Write out the data below exactly as given, without any of its pictures.

+ + + +

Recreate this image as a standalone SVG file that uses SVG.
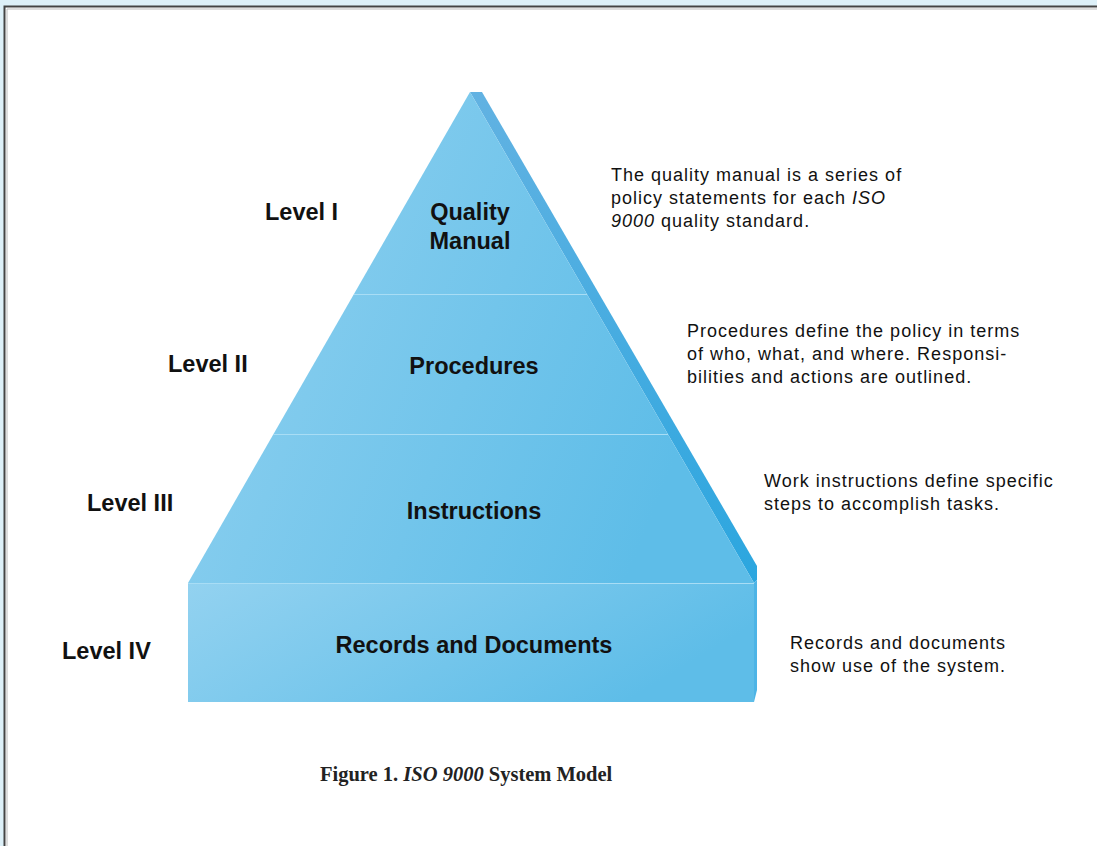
<svg xmlns="http://www.w3.org/2000/svg" width="1097" height="846" viewBox="0 0 1097 846">
<defs>
<linearGradient id="face" x1="0" y1="0" x2="1" y2="0.35">
<stop offset="0" stop-color="#93D2F0"/>
<stop offset="1" stop-color="#5EBDE8"/>
</linearGradient>
<linearGradient id="side" x1="0" y1="0" x2="0" y2="1">
<stop offset="0" stop-color="#62B2E2"/>
<stop offset="1" stop-color="#2BA6DF"/>
</linearGradient>
<style>
.lvl{font-family:"Liberation Sans",Arial,sans-serif;font-weight:bold;font-size:23.5px;fill:#111}
.lab{font-family:"Liberation Sans",Arial,sans-serif;font-weight:bold;font-size:23.5px;fill:#111;text-anchor:middle}
.desc{font-family:"Liberation Sans",Arial,sans-serif;font-size:18px;letter-spacing:1px;fill:#111}
.cap{font-family:"Liberation Serif","Times New Roman",serif;font-weight:bold;font-size:20.5px;fill:#222}
.sep{stroke:#A8DDF5;stroke-width:1.2}
</style>
</defs>
<rect x="0" y="0" width="1097" height="846" fill="#DDF0F8"/>
<rect x="4" y="6" width="1093" height="840" fill="#FFFFFF"/>
<path d="M4.5 846 V6.5 H1097" fill="none" stroke="#444" stroke-width="2"/>
<path d="M7 846 V9 H1097" fill="none" stroke="#BBB" stroke-width="1"/>

<g id="pyramid">
<polygon points="470,92 482,92 757,566 757,580 754,583" fill="url(#side)"/>
<polygon points="754,583 757,580 757,690 754,702" fill="#4DB4E6"/>
<polygon points="470,92 754,583 188,583" fill="url(#face)"/>
<rect x="188" y="583" width="566" height="119" fill="url(#face)"/>
<line class="sep" x1="354" y1="294.5" x2="587" y2="294.5"/>
<line class="sep" x1="273" y1="434.5" x2="668" y2="434.5"/>
<line class="sep" x1="188" y1="583.5" x2="754" y2="583.5"/>
</g>

<g id="level1">
<text class="lvl" x="265" y="220">Level I</text>
<text class="lab" x="470" y="220">Quality</text>
<text class="lab" x="470" y="249">Manual</text>
<text class="desc" x="611" y="181">The quality manual is a series of</text>
<text class="desc" x="611" y="204">policy statements for each <tspan font-style="italic">ISO</tspan></text>
<text class="desc" x="611" y="227"><tspan font-style="italic">9000</tspan> quality standard.</text>
</g>

<g id="level2">
<text class="lvl" x="168" y="372">Level II</text>
<text class="lab" x="474" y="374">Procedures</text>
<text class="desc" x="687" y="337">Procedures define the policy in terms</text>
<text class="desc" x="687" y="360">of who, what, and where.  Responsi-</text>
<text class="desc" x="687" y="383">bilities and actions are outlined.</text>
</g>

<g id="level3">
<text class="lvl" x="87" y="511">Level III</text>
<text class="lab" x="474" y="519">Instructions</text>
<text class="desc" x="764" y="487">Work instructions define specific</text>
<text class="desc" x="764" y="510">steps to accomplish tasks.</text>
</g>

<g id="level4">
<text class="lvl" x="62" y="659">Level IV</text>
<text class="lab" x="474" y="653">Records and Documents</text>
<text class="desc" x="790" y="649">Records and documents</text>
<text class="desc" x="790" y="672">show use of the system.</text>
</g>

<g id="connectors"></g>

<text class="cap" x="320" y="781">Figure 1. <tspan font-style="italic">ISO 9000</tspan> System Model</text>
</svg>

+ + + +

FINISHED ANSWER:
Recreate this image as a standalone SVG file that uses SVG.
<svg xmlns="http://www.w3.org/2000/svg" width="1097" height="846" viewBox="0 0 1097 846">
<defs>
<linearGradient id="face" x1="0" y1="0" x2="1" y2="0.35">
<stop offset="0" stop-color="#93D2F0"/>
<stop offset="1" stop-color="#5EBDE8"/>
</linearGradient>
<linearGradient id="side" x1="0" y1="0" x2="0" y2="1">
<stop offset="0" stop-color="#62B2E2"/>
<stop offset="1" stop-color="#2BA6DF"/>
</linearGradient>
<style>
.lvl{font-family:"Liberation Sans",Arial,sans-serif;font-weight:bold;font-size:23.5px;fill:#111}
.lab{font-family:"Liberation Sans",Arial,sans-serif;font-weight:bold;font-size:23.5px;fill:#111;text-anchor:middle}
.desc{font-family:"Liberation Sans",Arial,sans-serif;font-size:18px;letter-spacing:1px;fill:#111}
.cap{font-family:"Liberation Serif","Times New Roman",serif;font-weight:bold;font-size:20.5px;fill:#222}
.sep{stroke:#A8DDF5;stroke-width:1.2}
</style>
</defs>
<rect x="0" y="0" width="1097" height="846" fill="#DDF0F8"/>
<rect x="4" y="6" width="1093" height="840" fill="#FFFFFF"/>
<path d="M4.5 846 V6.5 H1097" fill="none" stroke="#444" stroke-width="2"/>
<path d="M7 846 V9 H1097" fill="none" stroke="#BBB" stroke-width="1"/>

<g id="pyramid">
<polygon points="470,92 482,92 757,566 757,580 754,583" fill="url(#side)"/>
<polygon points="754,583 757,580 757,690 754,702" fill="#4DB4E6"/>
<polygon points="470,92 754,583 188,583" fill="url(#face)"/>
<rect x="188" y="583" width="566" height="119" fill="url(#face)"/>
<line class="sep" x1="354" y1="294.5" x2="587" y2="294.5"/>
<line class="sep" x1="273" y1="434.5" x2="668" y2="434.5"/>
<line class="sep" x1="188" y1="583.5" x2="754" y2="583.5"/>
</g>

<g id="level1">
<text class="lvl" x="265" y="220">Level I</text>
<text class="lab" x="470" y="220">Quality</text>
<text class="lab" x="470" y="249">Manual</text>
<text class="desc" x="611" y="181">The quality manual is a series of</text>
<text class="desc" x="611" y="204">policy statements for each <tspan font-style="italic">ISO</tspan></text>
<text class="desc" x="611" y="227"><tspan font-style="italic">9000</tspan> quality standard.</text>
</g>

<g id="level2">
<text class="lvl" x="168" y="372">Level II</text>
<text class="lab" x="474" y="374">Procedures</text>
<text class="desc" x="687" y="337">Procedures define the policy in terms</text>
<text class="desc" x="687" y="360">of who, what, and where.  Responsi-</text>
<text class="desc" x="687" y="383">bilities and actions are outlined.</text>
</g>

<g id="level3">
<text class="lvl" x="87" y="511">Level III</text>
<text class="lab" x="474" y="519">Instructions</text>
<text class="desc" x="764" y="487">Work instructions define specific</text>
<text class="desc" x="764" y="510">steps to accomplish tasks.</text>
</g>

<g id="level4">
<text class="lvl" x="62" y="659">Level IV</text>
<text class="lab" x="474" y="653">Records and Documents</text>
<text class="desc" x="790" y="649">Records and documents</text>
<text class="desc" x="790" y="672">show use of the system.</text>
</g>

<g id="connectors"></g>

<text class="cap" x="320" y="781">Figure 1. <tspan font-style="italic">ISO 9000</tspan> System Model</text>
</svg>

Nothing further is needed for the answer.